The False Promise of Democratization
While creators like Telisha Jones—who developed Xania Monet from her Mississippi home—represent compelling stories of outsider access, they obscure the broader market reality. Yes, AI tools can help individual creators bypass traditional gatekeepers, but they simultaneously provide established studios with unprecedented power to circumvent human performers entirely. The CISAC projections of 24% income loss for music artists tell the real story: for every creator who breaks through using AI, countless working professionals face displacement. This isn’t about democratizing creativity—it’s about redistributing economic power from performers to platforms and studios.
Contractual Vulnerabilities
The SAG-AFTRA strike provisions, while representing hard-won protections, contain dangerous loopholes that could undermine their effectiveness. The limitation of remedies to “monetary damages” means studios could treat unauthorized digital replica use as a cost of business rather than a violation of rights. For emerging actors desperate for work, the pressure to consent to digital scanning as a condition of employment creates an impossible choice between immediate opportunity and long-term career sovereignty. These contractual weaknesses, combined with the rapid advancement of AI capabilities, create a scenario where legal protections may prove inadequate against technological and economic forces.
The Coming Talent Divide
The most likely outcome isn’t complete human replacement but severe industry bifurcation. We’re heading toward a future where a handful of A-list human stars command premium rates while AI handles everything from background roles to mid-tier acting and musical performances. This mirrors patterns we’ve seen in other technology-disrupted industries, where automation doesn’t eliminate human participation entirely but concentrates it among a privileged few. The economic logic is undeniable: why negotiate with thousands of working actors when you can own the digital rights to performances that never age, never demand raises, and never say no to projects?

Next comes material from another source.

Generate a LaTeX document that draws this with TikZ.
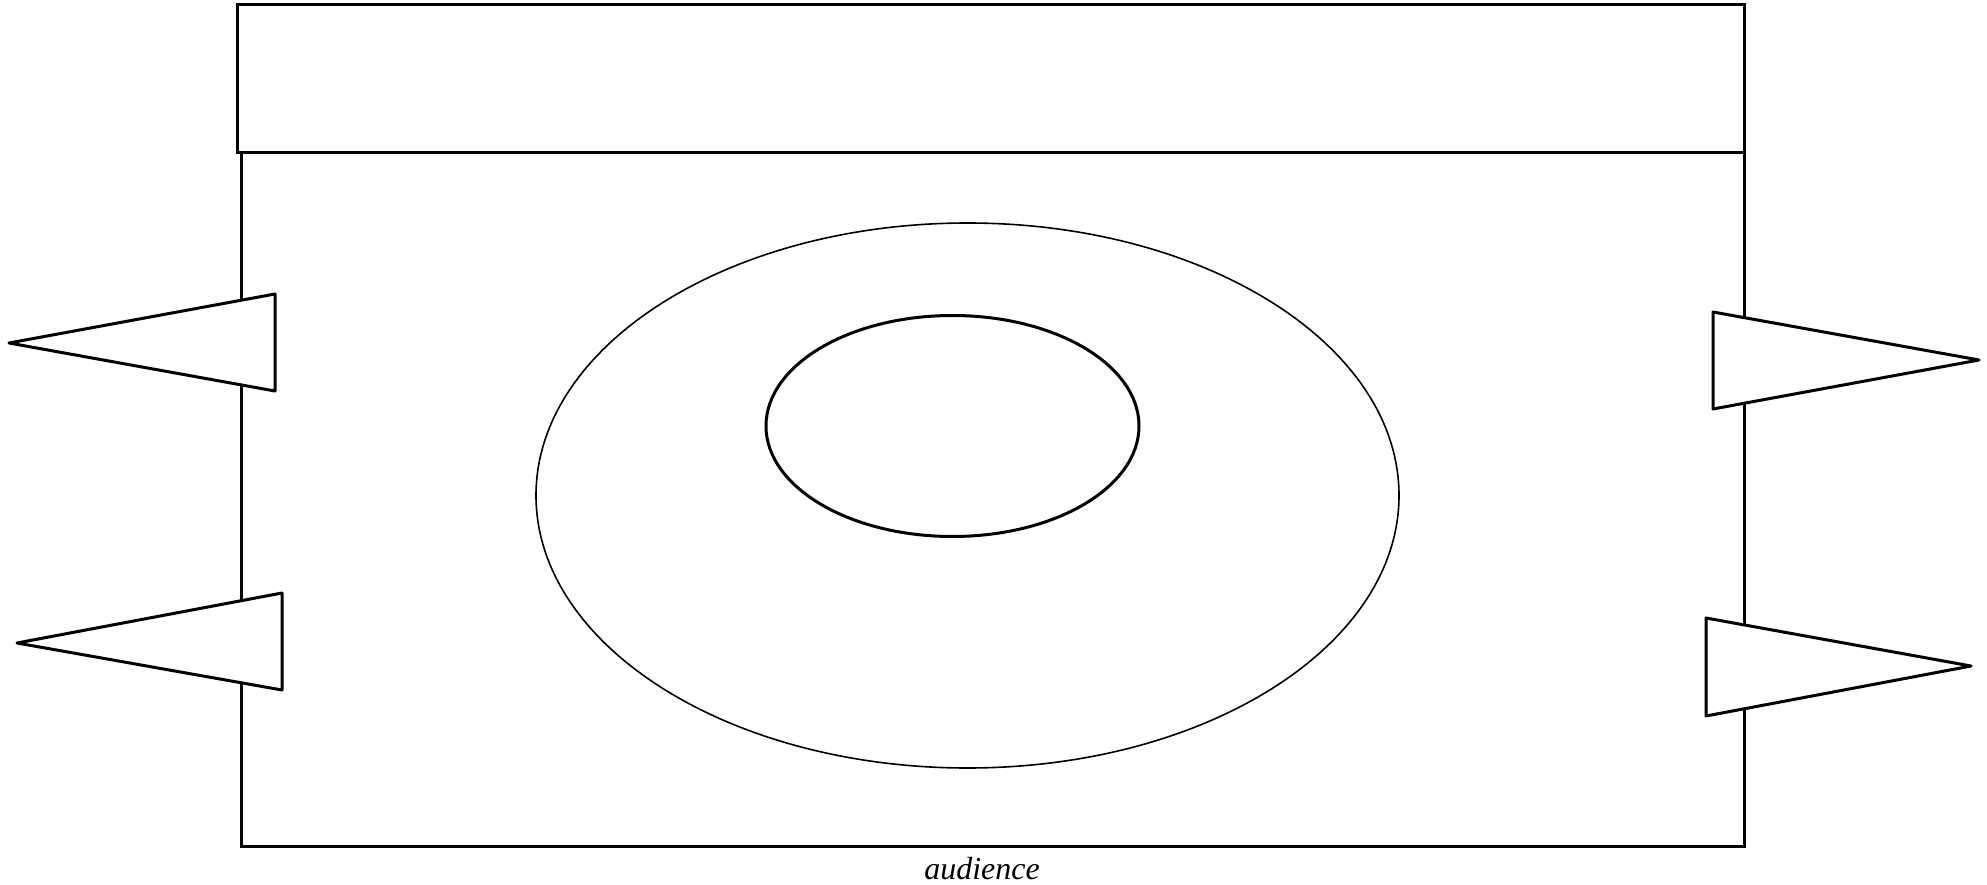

Beyond Economics: Cultural Impact
The replacement of human performers with AI creations carries cultural consequences that extend beyond employment statistics. Human artistry contains imperfections, cultural context, and lived experience that algorithms can replicate but not originate. When we replace human musicians with AI-generated voices like Monet’s namesake, we’re not just changing how music is made—we’re altering what music means. The authenticity that comes from human struggle, joy, and experience becomes commodified into data patterns. This represents a fundamental shift in our relationship with art itself, transforming creative expression from human communication to algorithmic optimization.
The entertainment industry stands at a crossroads where technological capability, economic incentive, and ethical responsibility are colliding with unprecedented force. The decisions made in boardrooms and negotiation tables today will determine whether AI becomes a tool that enhances human creativity or a system that replaces it entirely.